Le ministre islamiste de la Communication Mustapha El Khalfi souffle le chaud et le froid. Alors qu’il vient d’initier avec succès une grande campagne de promotion de l’image du Maroc sur la chaine de télévision américaine Bloomberg, le ministre a décidé de censurer, sans raison apparente, le Hors Série de la revue scientifique Sciences & Avenir titré « Dieu et la Science».
Ce numéro qui est loin d’être blasphématoire propose d’excellentes contributions scientifiques, toujours équilibrées, signées par des auteurs de qualité, comme Yves Coppens, Luc Ferry, Nidhal Guessoum et d’autres. Ce qui est reproché au magazine français par le ministère marocain est la reproduction d’une gravure ancienne et sobre montrant le Prophète recevant le premier verset du coran. Pour cette seule raison, le magazine est simplement interdit d’entrée et de distribution sur le territoire national. Et peu importe que la revue soit par ailleurs téléchargeable sur Internet.
Cette décision n’a pas été du goût de tous les cadres du parti islamiste qui mettent cet excès de zèle sur le compte de l’imminence de la campagne électorale, mais également et surtout à cause de la personnalité d’un ministre de la Communication. En dépit des apparences, l’homme demeure, selon ses détracteurs, « peu ouvert sur le monde ». Musatpha El Khalfi faisait partie du staff du quotidien Attajdid lorsque cette publication très proche du PJD avait mis en une le lien entre une éventuelle colère de Dieu et le tsunami qui avait ravagé en 2004 le sud-est asiatique.
La réaction de « Science et Avenir »
Stupéfaction et tristesse. A été interdit de vente au Maroc, nous venons de l’apprendre, le Hors Série de Sciences et Avenir, titré « Dieu et la Science », en kiosque depuis mi-décembre 2015. Raison invoquée par le Ministère de la Communication ? La publication de deux miniatures remontant au XVIe siècle, illustrant une célèbre « Biographie du prophète Mohammed », écrite en arabe trois siècles auparavant, elle-même basée sur un texte remontant aux VIIIe-IXe siècles. Nous les avons reproduites dans un cahier de cinq pages de « Repères » explicatifs du Hors Série, à caractère historique et pédagogique, qui précisent les origines des textes sacrés que sont la Bible hébraïque, le Nouveau Testament et le Coran.

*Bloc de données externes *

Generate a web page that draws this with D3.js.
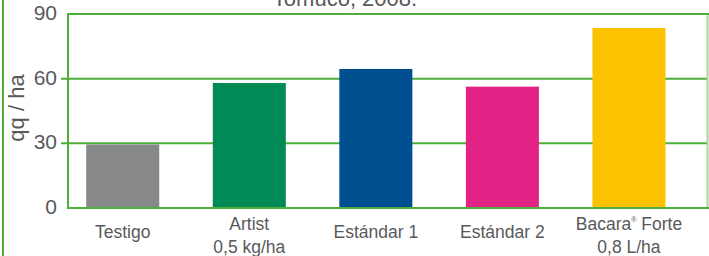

La direction de la rédaction de Sciences et Avenir tient à faire savoir qu’elle s’élève avec la plus grande force contre cette censure qui pénalise notre magazine, évoquant ici des questions relatives à l’Univers, à l’évolution, aux notions de sacré, d’apocalypse, d’immortalité, du point de vue de la science et des croyances. Et ce, d’autant plus que ce numéro Hors Série a été édité avec la collaboration de scientifiques éminents, de philosophes et de religieux, intervenus lors d’un colloque également titré « Dieu et la science », organisé par notre magazine au début 2015.
Les Repères mentionnés plus haut sont destinés à éclairer le lecteur sur ce que l’on peut savoir aujourd’hui, en toute rigueur, de l’histoire des textes fondamentaux des trois monothéismes : de quand ils datent, qui les a écrits et dans quelles circonstances. Rappelons que les deux miniatures – dont l’une illustre une chronologie que Sciences et Avenir a établie sur trois millénaires, l’autre une page consacrée au Coran (sa division en chapitres, les datations des manuscrits anciens…) – ont été réalisées par le célèbre calligraphe Lutfi Abdullah, après une commande du sultan ottoman Mourad III. De nombreux extraits de son œuvre magistrale peuvent être vus au musée Topkapi d’Istanbul, comme dans d’autres musées ou bibliothèques. Dans nos pages, elles sont ainsi légendées : « Le premier verset du Coran est révélé au prophète Mohammad par l’archange Gabriel sur le mont Hira, miniature de Lutfi Abdullah (mort en 1607), Istanbul « ; « Le prophète Mohammad nouveau-né est présenté aux habitants de La Mecque, miniature ».
Pour la direction de la rédaction de Sciences et Avenir, ce genre de censure ne peut qu’aller à l’encontre du « dialogue que nous voulons favoriser » avec notre publication, comme affirmé dans l’éditorial du magazine. De surcroît, elle prive de nombreux lecteurs « des réflexions qui contribuent à construire des repères », ce que nous promouvons. Elle nous semble d’autant plus inappropriée que la période actuelle réclame plus que jamais compréhension approfondie de la science, des cultures et des croyances favorisant une réelle ouverture au monde.